Just when I was therefore trying to remember what might have been forgotten was I interviewed by Claire Massey http://www.clairemassey.co.uk for Twisted Tales. Claire’s knowledge not just of Fairy Tales but the issues and the wisdom behind them is very impressive and she started with the fascinating – and new to me, who likes to pretend to know all things Hellenic – old Greek proverb that “The Fairy Tale has no landlord”. It is so exact, and it makes me want to add that the Fairy Tale has no home because it will take the shape of whichever geographical or psychological landscape it finds itself in.

Claire’s interview was conducted both as a scholar of Fairy-lore and as a writer, and it was something in the combined enquiry that blew me away and made me rethink hard about the nature of Creativity – story making and story telling in my case – and what we mean by inspiration. It was in some ways a companion exploration to what Kate was saying about memory. These are the things that come up when you are interviewed by practitioners of writing who want to get at more than just the engine of the story.

At the time of the interview Clair had been editing a book about the Lancashire Witch trials of 1612 and so we did get on to the subject of belief and of the very real dangers of supernatural fear. You can find this interview at: www.twistedtalesevents.blogspot.co.uk/2012/07/graham-joyce-interviewed-by-claire.html

More panels, and one at Fantasycon in Brighton last month, along with Mike Carey and Simon Green, and ably steered by Nina Allen. Also on the panel was Maura McHugh. Now Maura lives on the west coast of Ireland and she was one of the judges who did such a great job of restoring credibility to this year’s British Fantasy Awards. A few years back I spent a couple of summer holidays with the Savages on Achill island on the west coast of Ireland and nowhere, apart from some remote parts of Greece, did I feel a greater sense of immanence, where you might feel that the spiritual plane permeates the mundane world. It was thrilling to hear Maura, on the panel, speaking with such passion and eloquence about the matter of the Fair Folk, or indeed the sidh.

Maura’s position – and it’s one I agree with – is that respect for the Fair Folk is the same thing as respect for the land. Whatever they are, they speak for the land. If the land is honoured they will bring gifts. Pollution and exploitation and bad stewardship of the land by contrast are offences for which we all ultimately pay. Bad faith is connected with an inability to remember, and storytelling is a way of remembering. Maura also talked about aligning oneself with this splendid force; or even allying oneself; and she spoke of it in such a way that it made no difference whether you want to apprehend this as a representation of the unconscious mind or as something external. It sounded to me very rational, even scientific, and indeed inspirational. No record of the panel debate, but Maura’s website is to be found at http://splinister.com

So, three wise women (no, they are not the Fates) who awakened me to new depths of meaning about these matters.
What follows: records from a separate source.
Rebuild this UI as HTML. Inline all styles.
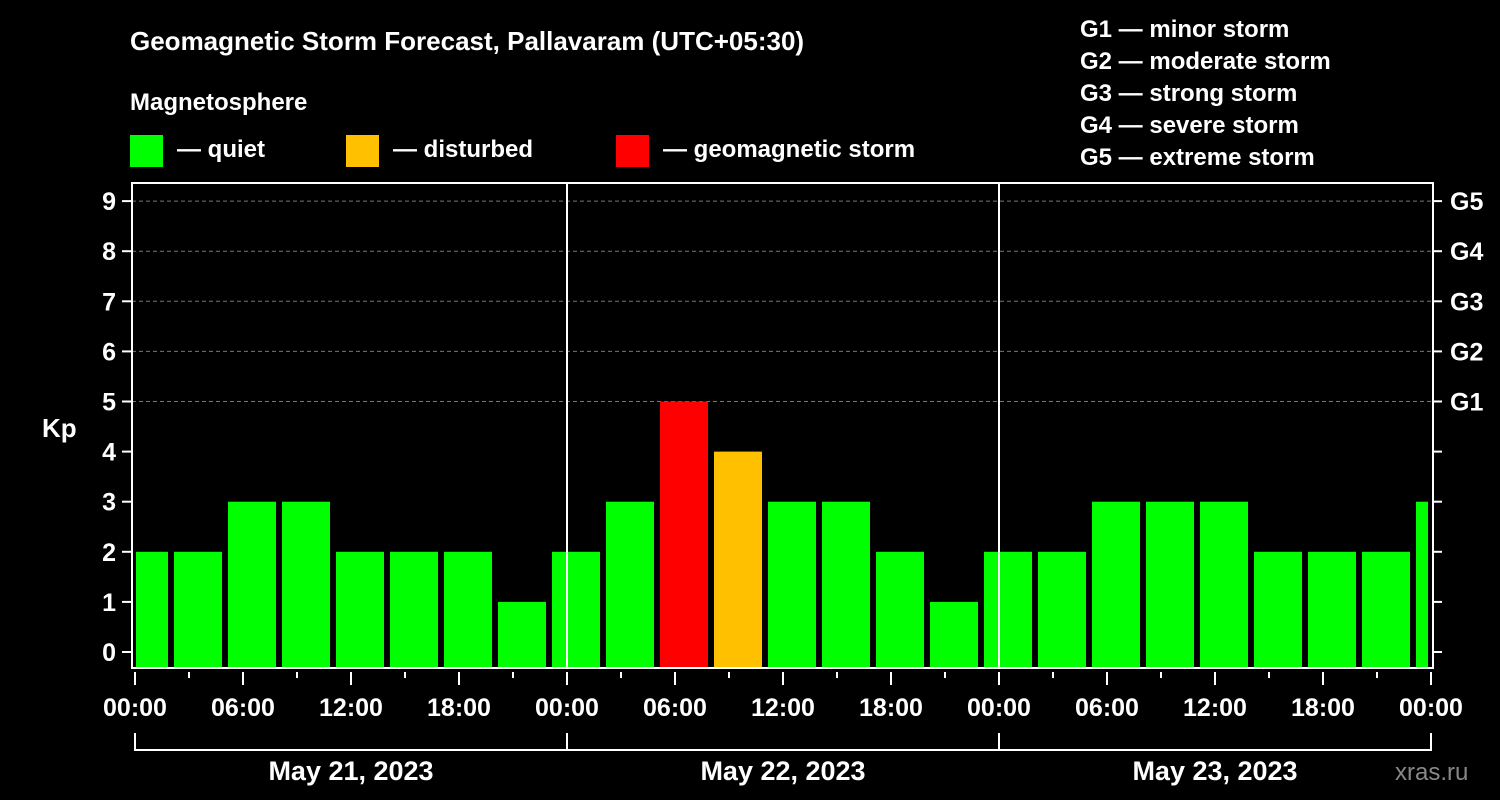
<!DOCTYPE html>
<html><head><meta charset="utf-8"><style>
html,body{margin:0;padding:0;background:#000;width:1500px;height:800px;overflow:hidden}
svg text{font-family:"Liberation Sans",Arial,sans-serif;font-weight:bold;fill:#fff}
</style></head><body>
<svg id="chart" width="1500" height="800" viewBox="0 0 1500 800" xmlns="http://www.w3.org/2000/svg">
<text x="130" y="50" font-size="26">Geomagnetic Storm Forecast, Pallavaram (UTC+05:30)</text>
<text x="130" y="110" font-size="24">Magnetosphere</text>
<g>
<rect x="130" y="135" width="33" height="32" fill="#00ff00"/>
<text x="177" y="157" font-size="24">— quiet</text>
<rect x="346" y="135" width="33" height="32" fill="#ffc000"/>
<text x="393" y="157" font-size="24">— disturbed</text>
<rect x="616" y="135" width="33" height="32" fill="#ff0000"/>
<text x="663" y="157" font-size="24">— geomagnetic storm</text>
</g>
<g font-size="24">
<text x="1080" y="37">G1 — minor storm</text>
<text x="1080" y="69">G2 — moderate storm</text>
<text x="1080" y="101">G3 — strong storm</text>
<text x="1080" y="133">G4 — severe storm</text>
<text x="1080" y="165">G5 — extreme storm</text>
</g>
<text x="42" y="437" font-size="26">Kp</text>
<text x="1395" y="780" font-size="24" fill="#888" style="fill:#888;font-weight:normal">xras.ru</text>
<g id="plot"></g>
</svg>
<script>
const kpValues=[2,2,3,3,2,2,2,1,2,3,5,4,3,3,2,1,2,2,3,3,3,2,2,2,3];
const yTicks=[0,1,2,3,4,5,6,7,8,9];
const gLabels=["G1","G2","G3","G4","G5"];
const xTickLabels=["00:00","06:00","12:00","18:00","00:00","06:00","12:00","18:00","00:00","06:00","12:00","18:00","00:00"];
const dayLabels=["May 21, 2023","May 22, 2023","May 23, 2023"];
const NS="http://www.w3.org/2000/svg";
const L=132,R=1433,T=183,B=668,x0=135,pxH=18;
const y=v=>652-v*50.1;
const x=h=>x0+h*pxH;
const g=document.getElementById('plot');
function mk(t,a){const e=document.createElementNS(NS,t);for(const k in a)e.setAttribute(k,a[k]);g.appendChild(e);return e;}
// grid
for(let v=5;v<=9;v++){const e=mk('line',{x1:L,x2:R,y1:y(v),y2:y(v),stroke:'#777','stroke-dasharray':'4,3','stroke-width':1});

}
// bars
kpValues.forEach((v,k)=>{const c=x(0.5+3*k);let a=c-24,b=c+24;a=Math.max(a,L+4);b=Math.min(b,R-5);
const col=v>=5?'#ff0000':(v>=4?'#ffc000':'#00ff00');
const e=mk('rect',{x:a,y:y(v),width:b-a,height:B-y(v),fill:col});

});
// day separators
[1,2].forEach(d=>{const e=mk('line',{x1:x(24*d),x2:x(24*d),y1:T,y2:B,stroke:'#fff','stroke-width':2});

});
// frame
const f=mk('rect',{x:L,y:T,width:R-L,height:B-T,fill:'none',stroke:'#fff','stroke-width':2});


// y ticks
yTicks.forEach(v=>{const e=mk('line',{x1:122,x2:L,y1:y(v),y2:y(v),stroke:'#fff','stroke-width':2});


const r=mk('line',{x1:R,x2:1442,y1:y(v),y2:y(v),stroke:'#fff','stroke-width':2});


const t=mk('text',{x:116,y:y(v)+9,'font-size':25,'text-anchor':'end'});t.textContent=v;

});
gLabels.forEach((s,i)=>{const t=mk('text',{x:1450,y:y(5+i)+9,'font-size':25});t.textContent=s;

});
// x ticks
for(let h=0;h<=72;h+=3){const major=h%6===0;const e=mk('line',{x1:x(h),x2:x(h),y1:B+4,y2:major?685:678,stroke:'#fff','stroke-width':2});

}
xTickLabels.forEach((s,i)=>{const t=mk('text',{x:x(6*i),y:716,'font-size':25,'text-anchor':'middle'});t.textContent=s;

});
// day bracket
const br=mk('path',{d:`M${x(0)},733V750H${x(72)}V733M${x(24)},733V750M${x(48)},733V750`,fill:'none',stroke:'#fff','stroke-width':2});


dayLabels.forEach((s,i)=>{const t=mk('text',{x:x(24*i+12),y:780,'font-size':27,'text-anchor':'middle'});t.textContent=s;

});
</script>
</body></html>
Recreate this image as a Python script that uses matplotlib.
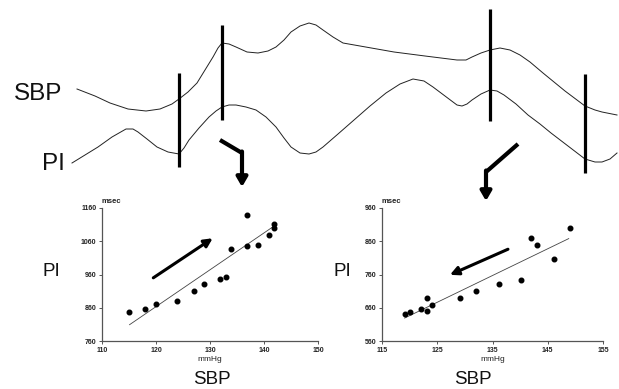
import matplotlib
matplotlib.use("Agg")
import matplotlib.pyplot as plt

plt.rcParams['font.family'] = ['Liberation Sans', 'DejaVu Sans']

# ---- schematic traces (pixel coordinates of the sketch) ----
sbp_trace_x = [77, 95, 110, 128, 146, 160, 172, 179, 188, 197, 205, 213, 218, 222, 229, 236, 247, 258,
               268, 276, 284, 291, 300, 309, 316, 323, 333, 343, 360, 394, 425, 457, 466, 472, 481,
               490, 500, 510, 520, 530, 543, 565, 585, 595, 602, 617]
sbp_trace_y = [89, 96, 103, 109, 111, 109, 104, 99, 92, 83, 70, 57, 48, 43, 44, 47, 52, 53,
               51, 47, 40, 32, 26, 23, 25, 30, 37, 43, 46, 52, 56, 60, 60, 57, 53,
               50, 48, 50, 55, 62, 73, 91, 106, 110, 112, 115]
pi_trace_x = [72, 85, 98, 112, 126, 133, 138, 147, 157, 168, 179, 184, 189, 199, 209, 216, 222, 229,
              236, 246, 256, 266, 276, 284, 291, 300, 309, 316, 323, 338, 354, 370, 386, 400, 413,
              424, 433, 445, 457, 462, 467, 472, 481, 490, 497, 504, 516, 528, 540, 551, 568, 585,
              595, 602, 610, 617]
pi_trace_y = [163, 155, 147, 137, 129, 129, 132, 139, 147, 152, 154, 148, 140, 128, 117, 111, 107, 105,
              105, 107, 110, 117, 127, 138, 147, 153, 154, 152, 147, 134, 120, 106, 93, 84, 79,
              81, 87, 96, 105, 106, 104, 100, 94, 90, 91, 95, 104, 115, 124, 133, 146, 159,
              162, 162, 159, 153]
bar_x = [179, 222, 490, 585]
bar_top = [73, 25, 9, 74]
bar_bottom = [167, 120, 121, 173]
bent_arrows = [
    [(220, 140), (242, 153), (242, 187)],
    [(518, 144), (486, 172), (486, 201)],
]

# ---- left scatter: PI (msec) vs SBP (mmHg) ----
left_sbp = [115.0, 118.0, 120.0, 123.9, 127.0, 128.9, 131.9, 132.9, 133.9, 136.9, 136.9, 138.9, 140.9, 141.8, 141.8]
left_pi = [847, 857, 870, 881, 911, 930, 945, 951, 1038, 1139, 1047, 1050, 1080, 1100, 1112]
left_fit_x = [115.1, 141.8]
left_fit_y = [809, 1105]
left_arrow = [(119.5, 950), (130.5, 1069)]
left_xticks = [110, 120, 130, 140, 150]
left_yticks = [760, 860, 960, 1060, 1160]

# ---- right scatter ----
right_sbp = [119.1, 120.1, 122.0, 123.1, 123.1, 124.1, 129.1, 132.1, 136.1, 140.1, 142.0, 143.1, 146.1, 149.1]
right_pi = [641, 647, 655, 690, 649, 667, 690, 710, 731, 744, 869, 849, 808, 899]
right_fit_x = [119.1, 148.8]
right_fit_y = [629, 868]
right_arrow = [(137.8, 836), (127.3, 759)]
right_xticks = [115, 125, 135, 145, 155]
right_yticks = [560, 660, 760, 860, 960]

W, H = 619, 389
fig = plt.figure(figsize=(W / 100, H / 100), dpi=100)
fig.patch.set_facecolor('white')

bg = fig.add_axes([0, 0, 1, 1])
bg.set_xlim(0, W)
bg.set_ylim(H, 0)
bg.axis('off')

bg.plot(sbp_trace_x, sbp_trace_y, color='#222222', lw=0.7)
bg.plot(pi_trace_x, pi_trace_y, color='#222222', lw=0.7)
for x, t, b in zip(bar_x, bar_top, bar_bottom):
    bg.plot([x, x], [t, b], color='black', lw=2.3, solid_capstyle='butt')
for pts in bent_arrows:
    (x0, y0), (x1, y1), (x2, y2) = pts
    bg.plot([x0, x1], [y0, y1], color='black', lw=3.0, solid_capstyle='butt')
    bg.annotate('', xy=(x2, y2), xytext=(x1, y1 - 1.5),
                arrowprops=dict(arrowstyle='-|>,head_length=0.55,head_width=0.32',
                                color='black', lw=3.0, shrinkA=0, shrinkB=0))

bg.text(38, 94, 'SBP', fontsize=17.5, ha='center', va='center', color='#111111')
bg.text(53, 164, 'PI', fontsize=17.5, ha='center', va='center', color='#111111')

bg.text(51, 271, 'PI', fontsize=13.5, ha='center', va='center', color='#111111')
bg.text(342, 271, 'PI', fontsize=13.5, ha='center', va='center', color='#111111')
bg.text(212, 379, 'SBP', fontsize=13.5, ha='center', va='center', color='#111111')
bg.text(473, 379, 'SBP', fontsize=13.5, ha='center', va='center', color='#111111')


def scatter_panel(px0, px1, xlim, ylim, xs, ys, fx, fy, arrow, xt, yt):
    top, bottom = 208, 341
    ax = fig.add_axes([px0 / W, 1 - bottom / H, (px1 - px0) / W, (bottom - top) / H])
    ax.set_facecolor('none')
    ax.set_xlim(*xlim)
    ax.set_ylim(*ylim)
    for s in ['top', 'right']:
        ax.spines[s].set_visible(False)
    for s in ['left', 'bottom']:
        ax.spines[s].set_color('#555555')
        ax.spines[s].set_linewidth(0.9)
    ax.set_xticks(xt)
    ax.set_yticks(yt)
    ax.set_xticklabels([str(v) for v in xt], fontsize=5, fontweight='bold', color='#222222')
    ax.set_yticklabels([str(v) for v in yt], fontsize=5, fontweight='bold', color='#222222')
    ax.tick_params(length=2, width=0.7, color='#555555', pad=2)
    ax.plot(fx, fy, color='#444444', lw=0.6)
    ax.plot(xs, ys, 'o', color='black', ms=3.3, mec='black')
    ax.annotate('', xy=arrow[1], xytext=arrow[0],
                arrowprops=dict(arrowstyle='-|>,head_length=0.5,head_width=0.25',
                                color='black', lw=2.2, shrinkA=0, shrinkB=0))
    ax.text(0.0, 1.02, 'msec', transform=ax.transAxes, fontsize=5.5, fontweight='bold',
            ha='left', va='bottom', color='#222222')
    ax.text(0.5, -0.115, 'mmHg', transform=ax.transAxes, fontsize=6, ha='center', va='top',
            color='#222222')
    return ax


scatter_panel(102, 318, (110, 150), (760, 1160), left_sbp, left_pi, left_fit_x, left_fit_y,
              left_arrow, left_xticks, left_yticks)
scatter_panel(382, 603, (115, 155), (560, 960), right_sbp, right_pi, right_fit_x, right_fit_y,
              right_arrow, right_xticks, right_yticks)

fig.savefig('out.png', dpi=100, facecolor='white')
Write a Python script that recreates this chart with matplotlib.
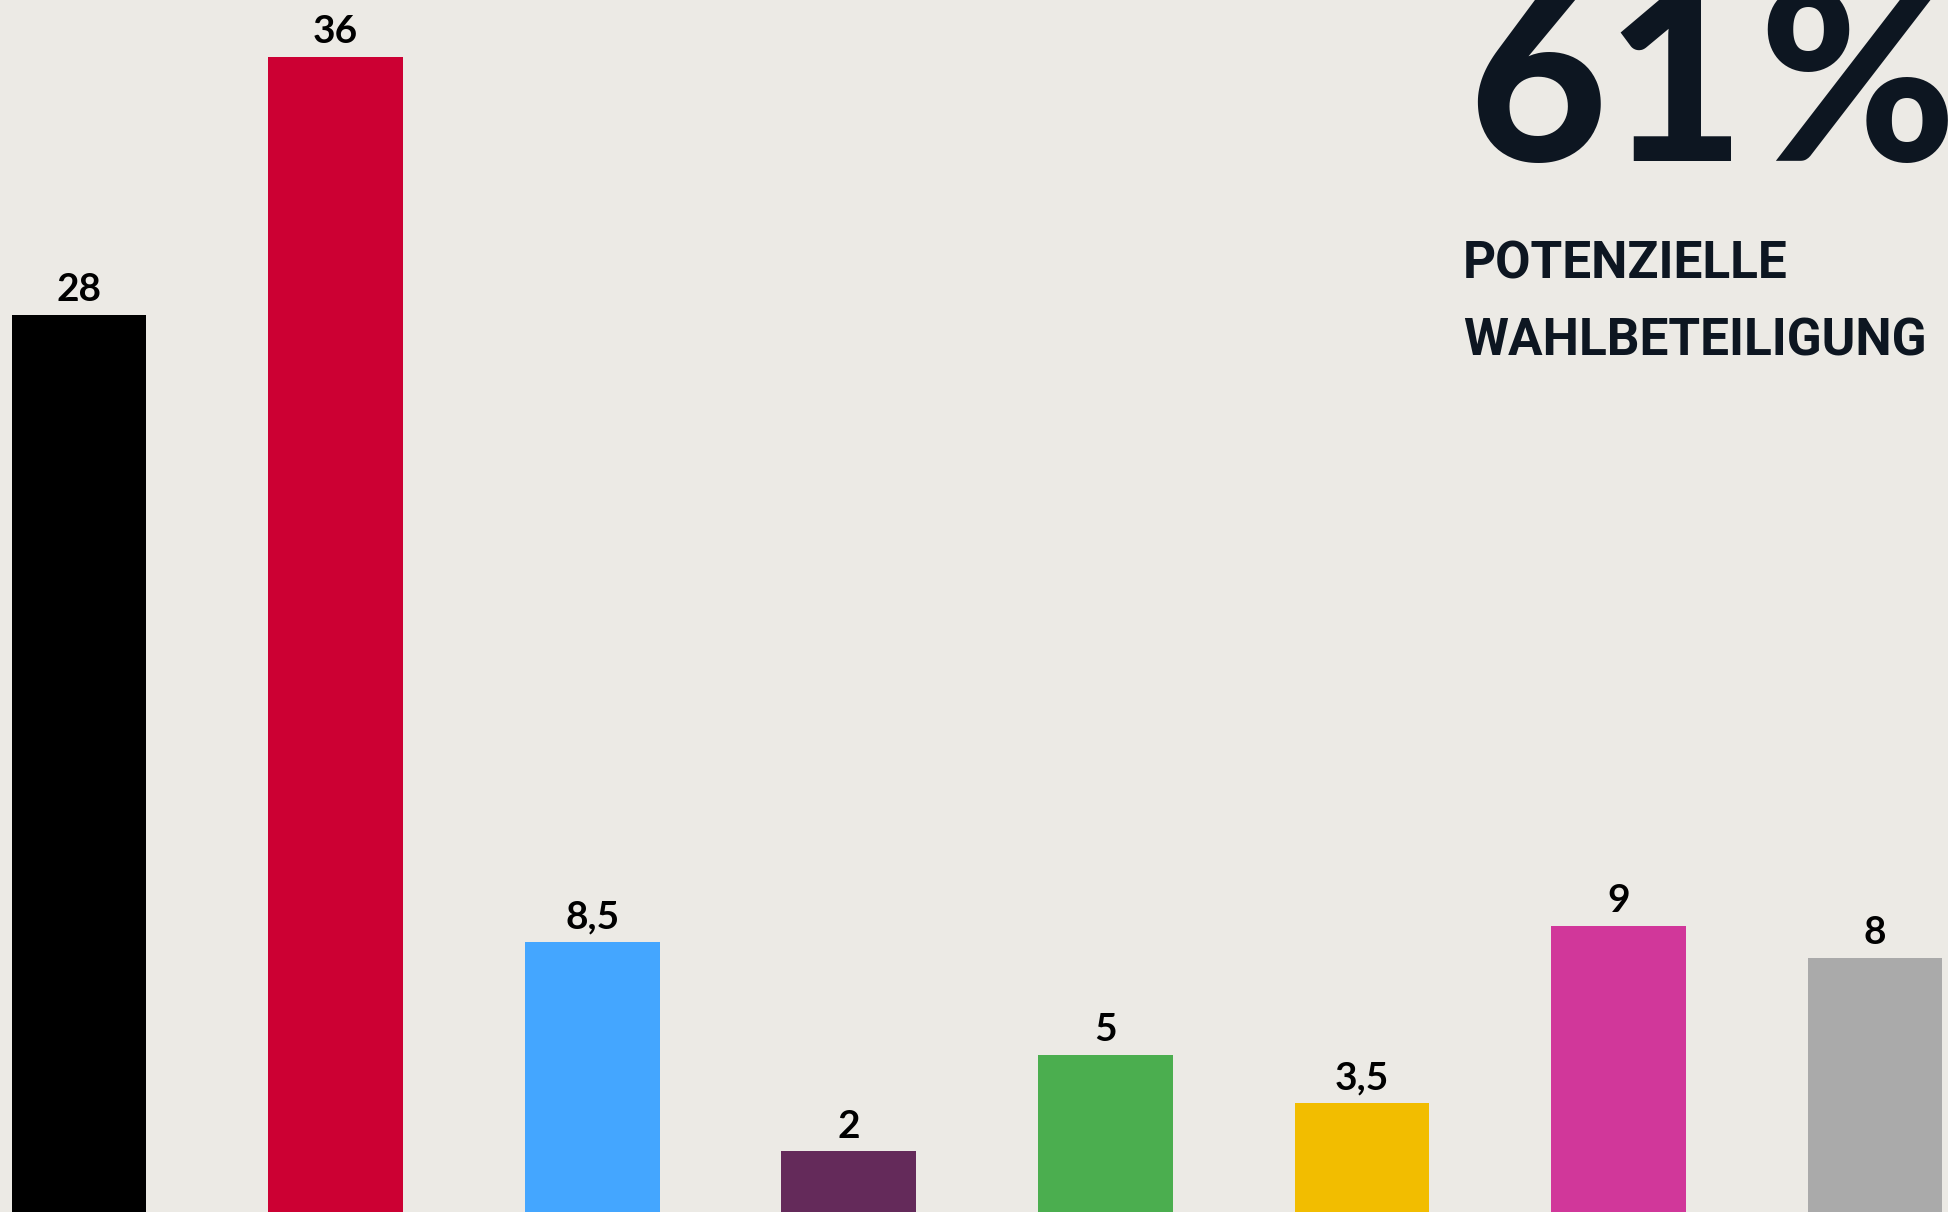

In particular I’d like to do some more thinking about the nature of inspiration, and about the special connection between writers and musicians and the Fair Folk. I feel an essay coming on. Except that I’ve got a novel to finish.

Which is set in the 1970s. I think the late seventies represent a watershed time for the way we live now. In 1976 I was a student and I had a summer job on the East Coast. It was the hottest summer on record and there was an astonishing ladybird swarm. My title is The Year Of The Ladybird and it’s a kind of summer ghost story.

I’ll be in Toronto for the World Fantasy Convention in November. Get your roller skates on & come and say hello.